* _What needs to be done_: Return only the number of lines that hold "this".

....

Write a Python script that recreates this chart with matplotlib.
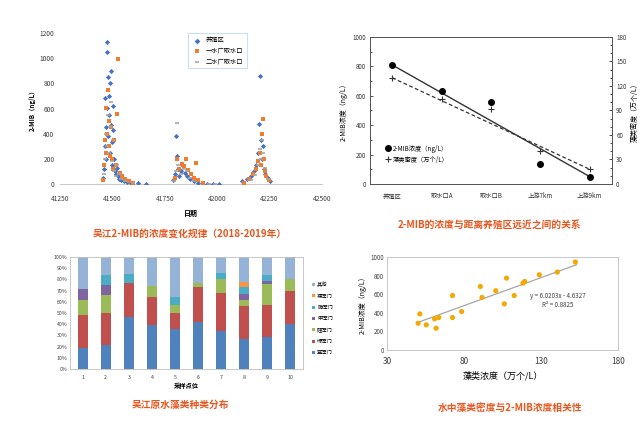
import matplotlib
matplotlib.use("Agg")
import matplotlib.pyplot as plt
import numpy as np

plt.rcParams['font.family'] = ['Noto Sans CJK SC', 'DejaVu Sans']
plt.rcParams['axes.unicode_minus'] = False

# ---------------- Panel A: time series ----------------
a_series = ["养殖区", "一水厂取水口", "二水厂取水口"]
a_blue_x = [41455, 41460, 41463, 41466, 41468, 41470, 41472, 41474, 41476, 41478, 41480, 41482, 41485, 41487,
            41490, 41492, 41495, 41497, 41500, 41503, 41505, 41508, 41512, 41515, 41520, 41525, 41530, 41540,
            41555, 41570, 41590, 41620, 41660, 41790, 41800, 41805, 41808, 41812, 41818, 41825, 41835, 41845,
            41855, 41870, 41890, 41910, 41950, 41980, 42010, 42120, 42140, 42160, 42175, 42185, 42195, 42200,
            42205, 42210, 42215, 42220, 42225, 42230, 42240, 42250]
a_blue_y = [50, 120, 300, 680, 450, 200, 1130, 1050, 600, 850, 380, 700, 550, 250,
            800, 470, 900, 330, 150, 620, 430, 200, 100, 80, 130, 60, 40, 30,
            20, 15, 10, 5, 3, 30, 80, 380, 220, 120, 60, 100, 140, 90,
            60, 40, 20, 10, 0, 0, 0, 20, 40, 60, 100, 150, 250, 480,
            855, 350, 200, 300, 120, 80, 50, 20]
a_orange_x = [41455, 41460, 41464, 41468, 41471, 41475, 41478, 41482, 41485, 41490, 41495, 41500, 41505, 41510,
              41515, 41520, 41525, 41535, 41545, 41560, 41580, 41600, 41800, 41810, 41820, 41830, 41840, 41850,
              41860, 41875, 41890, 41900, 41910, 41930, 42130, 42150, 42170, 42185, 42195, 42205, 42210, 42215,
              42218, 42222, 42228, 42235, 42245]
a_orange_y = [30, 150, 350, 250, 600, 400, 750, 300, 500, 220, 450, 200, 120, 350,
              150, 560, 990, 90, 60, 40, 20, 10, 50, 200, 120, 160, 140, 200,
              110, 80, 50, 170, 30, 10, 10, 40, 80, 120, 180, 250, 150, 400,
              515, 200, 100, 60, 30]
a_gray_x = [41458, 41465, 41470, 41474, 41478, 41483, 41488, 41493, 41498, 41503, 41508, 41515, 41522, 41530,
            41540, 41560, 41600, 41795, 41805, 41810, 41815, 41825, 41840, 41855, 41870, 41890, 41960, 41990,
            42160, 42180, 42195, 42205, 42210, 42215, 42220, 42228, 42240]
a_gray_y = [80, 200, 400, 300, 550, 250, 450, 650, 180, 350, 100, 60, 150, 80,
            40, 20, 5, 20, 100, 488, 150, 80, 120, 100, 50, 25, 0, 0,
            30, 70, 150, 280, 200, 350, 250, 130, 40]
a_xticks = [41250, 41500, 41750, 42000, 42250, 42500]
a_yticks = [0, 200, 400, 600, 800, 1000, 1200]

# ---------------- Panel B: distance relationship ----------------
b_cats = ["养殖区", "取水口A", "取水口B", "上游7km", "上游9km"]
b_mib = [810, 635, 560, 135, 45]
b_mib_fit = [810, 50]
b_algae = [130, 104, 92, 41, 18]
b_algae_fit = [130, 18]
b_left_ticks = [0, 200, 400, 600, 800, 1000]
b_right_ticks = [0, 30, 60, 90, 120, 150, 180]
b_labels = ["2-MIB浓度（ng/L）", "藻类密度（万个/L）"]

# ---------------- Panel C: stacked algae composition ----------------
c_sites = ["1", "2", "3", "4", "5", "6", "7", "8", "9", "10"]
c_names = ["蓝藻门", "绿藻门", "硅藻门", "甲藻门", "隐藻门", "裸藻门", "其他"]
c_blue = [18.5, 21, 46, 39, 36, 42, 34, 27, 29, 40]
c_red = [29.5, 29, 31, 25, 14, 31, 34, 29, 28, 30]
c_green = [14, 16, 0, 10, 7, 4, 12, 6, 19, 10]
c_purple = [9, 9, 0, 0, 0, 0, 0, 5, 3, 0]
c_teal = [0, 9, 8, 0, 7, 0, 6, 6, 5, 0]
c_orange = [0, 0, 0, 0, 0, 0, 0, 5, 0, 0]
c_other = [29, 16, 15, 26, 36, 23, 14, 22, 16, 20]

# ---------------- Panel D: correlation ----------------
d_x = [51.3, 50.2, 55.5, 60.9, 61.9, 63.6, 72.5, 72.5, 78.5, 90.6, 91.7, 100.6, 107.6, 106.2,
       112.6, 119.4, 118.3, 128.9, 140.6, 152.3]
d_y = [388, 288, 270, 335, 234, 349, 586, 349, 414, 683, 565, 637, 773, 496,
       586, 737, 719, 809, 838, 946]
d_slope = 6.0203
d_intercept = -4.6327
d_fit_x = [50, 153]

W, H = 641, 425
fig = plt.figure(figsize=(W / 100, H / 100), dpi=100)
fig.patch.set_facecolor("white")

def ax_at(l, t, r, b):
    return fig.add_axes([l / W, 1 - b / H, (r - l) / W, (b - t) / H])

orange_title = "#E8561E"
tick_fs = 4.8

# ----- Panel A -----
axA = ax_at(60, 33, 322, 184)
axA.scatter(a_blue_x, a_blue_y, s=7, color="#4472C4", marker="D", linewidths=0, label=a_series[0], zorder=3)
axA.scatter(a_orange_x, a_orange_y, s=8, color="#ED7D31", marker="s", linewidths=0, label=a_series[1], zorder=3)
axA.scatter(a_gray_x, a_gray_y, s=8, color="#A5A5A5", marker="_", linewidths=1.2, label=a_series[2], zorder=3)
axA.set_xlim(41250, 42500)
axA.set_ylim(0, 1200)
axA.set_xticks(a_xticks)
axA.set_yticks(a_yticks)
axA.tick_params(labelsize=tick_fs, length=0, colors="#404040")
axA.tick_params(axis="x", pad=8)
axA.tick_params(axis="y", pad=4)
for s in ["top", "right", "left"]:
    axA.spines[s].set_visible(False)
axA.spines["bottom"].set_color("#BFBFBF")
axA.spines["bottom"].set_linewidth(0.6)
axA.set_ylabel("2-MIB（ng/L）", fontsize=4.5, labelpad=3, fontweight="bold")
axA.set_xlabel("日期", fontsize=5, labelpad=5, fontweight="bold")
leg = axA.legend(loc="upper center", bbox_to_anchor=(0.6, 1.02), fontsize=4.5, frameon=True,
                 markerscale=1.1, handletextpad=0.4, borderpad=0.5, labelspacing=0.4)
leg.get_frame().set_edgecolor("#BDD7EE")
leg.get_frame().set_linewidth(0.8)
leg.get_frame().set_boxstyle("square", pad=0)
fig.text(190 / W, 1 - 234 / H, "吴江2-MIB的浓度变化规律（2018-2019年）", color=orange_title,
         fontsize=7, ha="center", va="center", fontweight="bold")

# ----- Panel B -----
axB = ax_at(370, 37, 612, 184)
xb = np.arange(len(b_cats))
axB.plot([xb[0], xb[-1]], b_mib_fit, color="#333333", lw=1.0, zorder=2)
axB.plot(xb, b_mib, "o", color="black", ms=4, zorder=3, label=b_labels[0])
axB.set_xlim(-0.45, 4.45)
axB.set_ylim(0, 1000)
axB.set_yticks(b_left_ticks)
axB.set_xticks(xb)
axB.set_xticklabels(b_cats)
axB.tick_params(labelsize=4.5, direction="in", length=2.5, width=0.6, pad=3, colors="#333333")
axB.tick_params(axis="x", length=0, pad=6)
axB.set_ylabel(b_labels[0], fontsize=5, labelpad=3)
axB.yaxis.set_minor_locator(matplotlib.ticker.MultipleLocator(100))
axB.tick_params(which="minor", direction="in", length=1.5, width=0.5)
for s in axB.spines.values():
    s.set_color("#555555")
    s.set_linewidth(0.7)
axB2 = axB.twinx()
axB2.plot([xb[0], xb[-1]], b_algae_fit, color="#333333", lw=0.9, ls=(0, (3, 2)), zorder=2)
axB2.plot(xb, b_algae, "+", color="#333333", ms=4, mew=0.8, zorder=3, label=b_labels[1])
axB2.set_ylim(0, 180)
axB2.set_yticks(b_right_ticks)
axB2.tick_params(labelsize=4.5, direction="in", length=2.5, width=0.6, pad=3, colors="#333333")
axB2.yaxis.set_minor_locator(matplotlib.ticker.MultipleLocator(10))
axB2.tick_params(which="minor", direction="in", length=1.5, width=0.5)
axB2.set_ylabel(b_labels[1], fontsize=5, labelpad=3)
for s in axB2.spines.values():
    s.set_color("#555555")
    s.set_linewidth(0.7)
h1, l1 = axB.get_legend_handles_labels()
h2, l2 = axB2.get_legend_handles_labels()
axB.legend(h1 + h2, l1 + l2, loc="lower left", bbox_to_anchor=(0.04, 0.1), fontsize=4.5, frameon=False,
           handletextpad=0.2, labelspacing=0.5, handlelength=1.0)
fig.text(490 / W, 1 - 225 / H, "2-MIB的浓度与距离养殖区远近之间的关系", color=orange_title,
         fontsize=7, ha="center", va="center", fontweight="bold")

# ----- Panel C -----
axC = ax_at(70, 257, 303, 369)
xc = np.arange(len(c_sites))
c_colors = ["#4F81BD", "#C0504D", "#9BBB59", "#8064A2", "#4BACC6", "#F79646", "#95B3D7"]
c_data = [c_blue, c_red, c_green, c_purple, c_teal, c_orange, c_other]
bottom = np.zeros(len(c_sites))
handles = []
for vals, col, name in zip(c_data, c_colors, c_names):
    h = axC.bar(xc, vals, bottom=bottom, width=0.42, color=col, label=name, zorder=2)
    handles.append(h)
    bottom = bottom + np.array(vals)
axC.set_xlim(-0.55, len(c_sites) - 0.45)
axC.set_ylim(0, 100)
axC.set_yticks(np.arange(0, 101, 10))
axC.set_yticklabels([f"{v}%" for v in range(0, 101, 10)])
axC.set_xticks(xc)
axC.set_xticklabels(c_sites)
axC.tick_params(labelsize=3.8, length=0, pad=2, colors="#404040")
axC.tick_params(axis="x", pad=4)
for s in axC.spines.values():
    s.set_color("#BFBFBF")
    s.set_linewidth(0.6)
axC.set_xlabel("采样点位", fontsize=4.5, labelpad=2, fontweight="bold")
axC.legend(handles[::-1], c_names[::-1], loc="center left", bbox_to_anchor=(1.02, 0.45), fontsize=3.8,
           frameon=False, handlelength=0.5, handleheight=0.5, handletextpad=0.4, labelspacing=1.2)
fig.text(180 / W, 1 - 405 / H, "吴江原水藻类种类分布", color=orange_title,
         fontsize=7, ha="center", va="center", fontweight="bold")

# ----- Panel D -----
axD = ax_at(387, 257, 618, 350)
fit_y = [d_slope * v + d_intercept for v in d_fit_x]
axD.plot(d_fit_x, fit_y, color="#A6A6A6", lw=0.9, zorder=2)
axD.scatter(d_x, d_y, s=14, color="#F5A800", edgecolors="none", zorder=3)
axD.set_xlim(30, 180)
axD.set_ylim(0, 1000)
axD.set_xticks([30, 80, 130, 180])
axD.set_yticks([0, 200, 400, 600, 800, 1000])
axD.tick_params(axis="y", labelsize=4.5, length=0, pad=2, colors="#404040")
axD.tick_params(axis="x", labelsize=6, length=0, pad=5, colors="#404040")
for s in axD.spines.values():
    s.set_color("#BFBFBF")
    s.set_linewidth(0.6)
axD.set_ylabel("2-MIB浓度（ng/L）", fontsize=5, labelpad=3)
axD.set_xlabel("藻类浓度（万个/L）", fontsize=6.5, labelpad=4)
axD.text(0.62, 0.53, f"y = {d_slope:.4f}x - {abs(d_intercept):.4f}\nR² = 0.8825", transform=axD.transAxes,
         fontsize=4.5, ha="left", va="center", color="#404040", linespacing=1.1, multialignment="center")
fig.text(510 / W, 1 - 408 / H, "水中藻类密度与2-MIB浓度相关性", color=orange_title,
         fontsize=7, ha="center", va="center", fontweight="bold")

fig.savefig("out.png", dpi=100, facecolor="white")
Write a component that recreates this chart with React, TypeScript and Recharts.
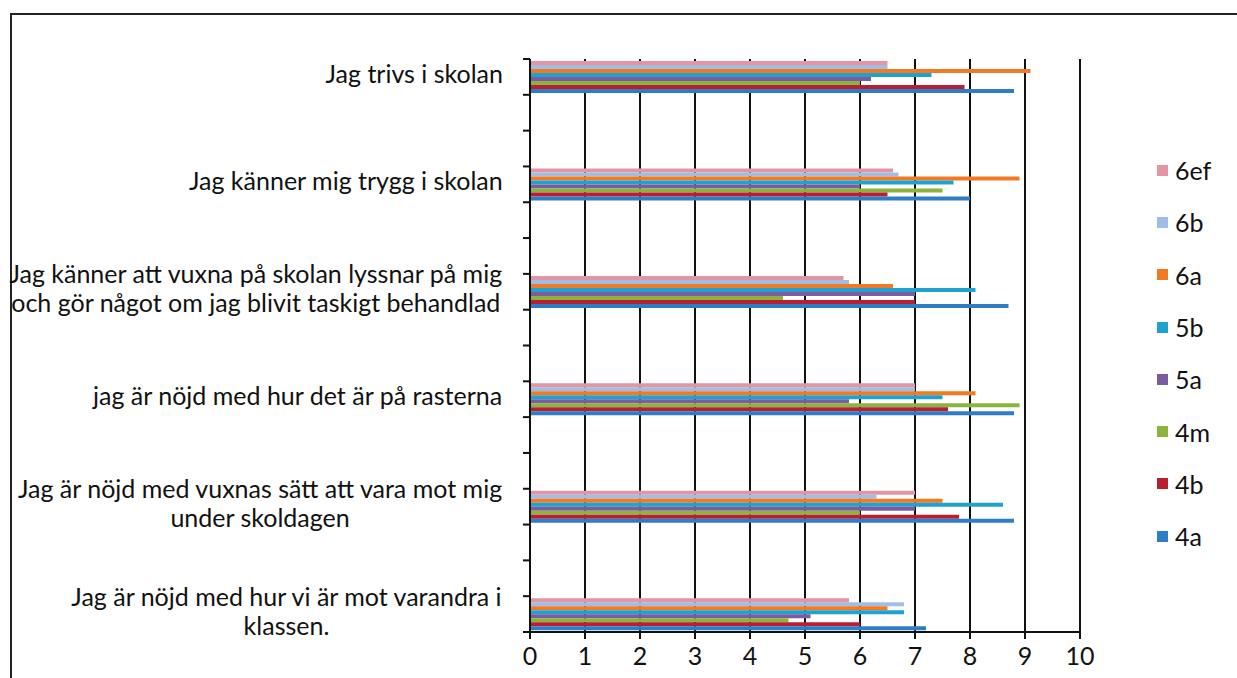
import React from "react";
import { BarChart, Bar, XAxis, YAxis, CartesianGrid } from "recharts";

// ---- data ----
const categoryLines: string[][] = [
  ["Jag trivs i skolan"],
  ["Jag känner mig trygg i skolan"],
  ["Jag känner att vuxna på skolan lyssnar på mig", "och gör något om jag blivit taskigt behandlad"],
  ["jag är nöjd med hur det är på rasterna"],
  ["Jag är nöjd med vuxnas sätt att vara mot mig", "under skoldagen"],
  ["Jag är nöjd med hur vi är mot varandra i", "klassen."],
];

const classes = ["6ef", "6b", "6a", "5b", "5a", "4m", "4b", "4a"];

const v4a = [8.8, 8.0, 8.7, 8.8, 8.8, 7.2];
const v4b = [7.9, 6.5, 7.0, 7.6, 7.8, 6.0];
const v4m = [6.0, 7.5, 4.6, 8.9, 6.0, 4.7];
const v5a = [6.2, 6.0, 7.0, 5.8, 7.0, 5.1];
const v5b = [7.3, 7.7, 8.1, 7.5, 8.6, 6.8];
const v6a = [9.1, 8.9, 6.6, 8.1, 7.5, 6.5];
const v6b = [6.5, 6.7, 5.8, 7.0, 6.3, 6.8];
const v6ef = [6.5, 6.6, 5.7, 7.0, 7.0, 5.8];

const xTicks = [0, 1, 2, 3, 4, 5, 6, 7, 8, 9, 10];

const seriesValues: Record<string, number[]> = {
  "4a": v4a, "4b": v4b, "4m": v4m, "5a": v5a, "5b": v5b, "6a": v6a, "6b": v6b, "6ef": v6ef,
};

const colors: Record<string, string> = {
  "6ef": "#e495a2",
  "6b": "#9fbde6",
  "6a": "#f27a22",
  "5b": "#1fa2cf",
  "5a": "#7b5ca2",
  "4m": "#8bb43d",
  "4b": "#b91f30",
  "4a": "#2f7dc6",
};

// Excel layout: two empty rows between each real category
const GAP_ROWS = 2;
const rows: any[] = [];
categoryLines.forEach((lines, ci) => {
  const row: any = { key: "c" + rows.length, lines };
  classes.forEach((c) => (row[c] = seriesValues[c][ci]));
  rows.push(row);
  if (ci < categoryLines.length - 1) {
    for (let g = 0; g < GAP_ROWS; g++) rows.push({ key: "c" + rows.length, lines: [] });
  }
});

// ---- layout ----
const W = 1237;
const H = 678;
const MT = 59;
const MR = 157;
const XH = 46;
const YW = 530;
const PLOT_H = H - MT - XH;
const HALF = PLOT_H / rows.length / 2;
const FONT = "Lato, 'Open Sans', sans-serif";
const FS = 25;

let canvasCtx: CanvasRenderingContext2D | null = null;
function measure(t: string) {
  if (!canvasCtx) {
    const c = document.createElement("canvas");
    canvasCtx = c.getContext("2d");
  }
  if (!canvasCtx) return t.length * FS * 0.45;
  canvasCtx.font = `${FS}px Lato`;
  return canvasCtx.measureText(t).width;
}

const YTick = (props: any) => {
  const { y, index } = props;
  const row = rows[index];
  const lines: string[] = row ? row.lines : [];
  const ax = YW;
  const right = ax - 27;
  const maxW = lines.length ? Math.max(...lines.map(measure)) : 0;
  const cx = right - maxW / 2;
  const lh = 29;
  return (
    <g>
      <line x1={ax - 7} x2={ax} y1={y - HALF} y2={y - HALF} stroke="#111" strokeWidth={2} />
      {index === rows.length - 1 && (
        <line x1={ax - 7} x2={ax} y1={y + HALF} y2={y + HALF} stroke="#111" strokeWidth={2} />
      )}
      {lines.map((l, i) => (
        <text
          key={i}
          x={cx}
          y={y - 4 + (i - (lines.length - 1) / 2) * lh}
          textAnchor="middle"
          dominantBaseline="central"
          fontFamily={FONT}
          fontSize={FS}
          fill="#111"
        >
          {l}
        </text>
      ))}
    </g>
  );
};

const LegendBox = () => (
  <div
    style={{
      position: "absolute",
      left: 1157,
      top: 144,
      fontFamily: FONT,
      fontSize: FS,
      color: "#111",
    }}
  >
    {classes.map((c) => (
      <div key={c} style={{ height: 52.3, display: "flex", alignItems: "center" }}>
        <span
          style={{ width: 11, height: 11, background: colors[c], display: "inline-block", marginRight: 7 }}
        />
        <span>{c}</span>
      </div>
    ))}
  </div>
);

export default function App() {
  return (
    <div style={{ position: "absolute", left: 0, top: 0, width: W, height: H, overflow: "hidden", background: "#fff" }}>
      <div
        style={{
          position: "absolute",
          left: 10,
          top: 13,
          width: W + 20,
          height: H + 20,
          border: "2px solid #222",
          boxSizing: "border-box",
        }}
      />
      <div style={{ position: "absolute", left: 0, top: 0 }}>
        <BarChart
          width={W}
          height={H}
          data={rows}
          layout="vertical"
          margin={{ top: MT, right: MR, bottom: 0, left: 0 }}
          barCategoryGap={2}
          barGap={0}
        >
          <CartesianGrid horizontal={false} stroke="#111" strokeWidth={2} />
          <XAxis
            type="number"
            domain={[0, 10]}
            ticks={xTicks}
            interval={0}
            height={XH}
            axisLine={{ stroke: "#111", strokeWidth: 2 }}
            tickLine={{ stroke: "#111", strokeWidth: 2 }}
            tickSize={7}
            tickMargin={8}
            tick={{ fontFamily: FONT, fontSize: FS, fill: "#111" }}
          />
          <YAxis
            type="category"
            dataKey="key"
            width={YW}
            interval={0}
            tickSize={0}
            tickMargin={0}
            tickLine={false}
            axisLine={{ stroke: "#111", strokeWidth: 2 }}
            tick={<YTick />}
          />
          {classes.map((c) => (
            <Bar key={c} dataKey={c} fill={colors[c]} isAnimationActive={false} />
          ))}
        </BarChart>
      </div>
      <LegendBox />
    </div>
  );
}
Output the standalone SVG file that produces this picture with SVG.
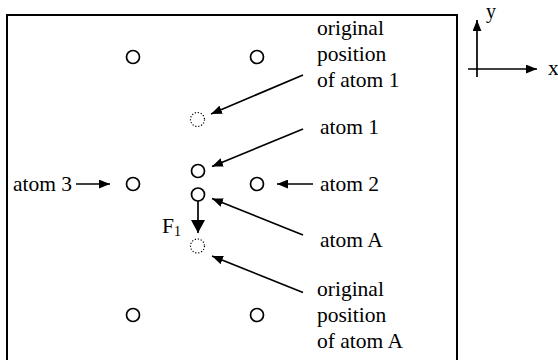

....

* _Response_: 3